Here's how to set up payroll for your small business in seven steps:
1. Get an Employer Identification Number
Also called an EIN or federal EIN, this is a number issued by the IRS for tax administration purposes. The EIN will be used in your business filings to identify your company. Getting an EIN is free and quick — you can apply for it on the IRS website and get one immediately.
2. Find out your state’s business requirements
In addition to a federal EIN, you may have to register your business in your state and get a state ID number. This number will be used when you pay state taxes for income and employment (nine states have no state income tax). You can check whether you need a state ID number by using the Small Business Administration’s state-by-state resource. At the same time, check with an accountant or attorney about whether you need to apply for state withholding and unemployment insurance accounts.
3. Understand the difference between independent contractors and employees
As a business owner, you need to determine if the people you’re hiring should be treated as contractors or employees so you can file the correct paperwork and withhold taxes for any employees. The IRS has a guide to help you classify workers as independent contractors or employees. If you’re unsure which category is appropriate, you can file a form and ask the IRS to make the decision for you.
4. Determine the payroll schedule
You can choose to pay your employees on a weekly, biweekly, semimonthly or monthly basis depending on your business’s cash flow. The most common pay frequency is biweekly. States also have requirements about the minimum pay frequency for employees, which you can confirm with your attorney or by visiting your state’s department of labor website.
» MORE: How to choose a payroll schedule
5. Create an employee handbook and time-off policies
An employee handbook is a compilation of your company’s policies and processes. It also includes the rules employees should follow and their legal rights.
Your handbook will be unique to your business, but there are free and paid online resources available to help you shape it. You can check the websites of organizations like Score, the National Association for the Self-Employed and the National Federation of Independent Business for guidance on what to include in your handbook.
One of the policies you’ll want to design is how your business manages paid time off, overtime and other types of non-mandatory leave.
6. Choose a payroll system and decide who will manage payroll
This is the big step: As a business owner, it’s up to you to decide if you’re going to run payroll with the help of payroll software or hire a payroll service company to do it for you. Many payroll software options let you automate payroll entries, file quarterly tax forms and stay compliant with federal and state laws. Payroll services are third parties that handle payroll from start to finish.

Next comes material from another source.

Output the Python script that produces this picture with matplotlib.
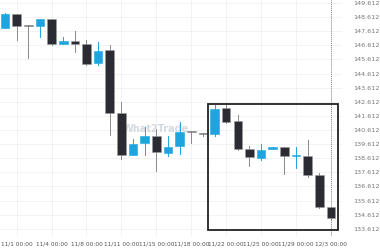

If you go with payroll software, you should also think about who will manage the payroll process going forward. If your business is small and you plan to have only a handful of employees, you can probably run payroll yourself. But if you think your company is going to grow quickly or you just won’t have the time, it might be worth hiring a payroll specialist to run it for you.
7. Ensure new employees or contractors complete the required paperwork
You're now ready to hire your very first employee. There are two forms every new employee has to complete:
W-4: The employee withholding certificate gives you the information you need to withhold the correct tax amounts from the employee’s paycheck. A W-9 is used for independent contractors, but you don't need to withhold taxes for them.
I-9: This form verifies that the employee is eligible to work in the United States.
As an employer, you also need to verify the employee’s Social Security number and name, which you can do on the Social Security Administration’s website. You also have to file a new hire report to your state within 20 days.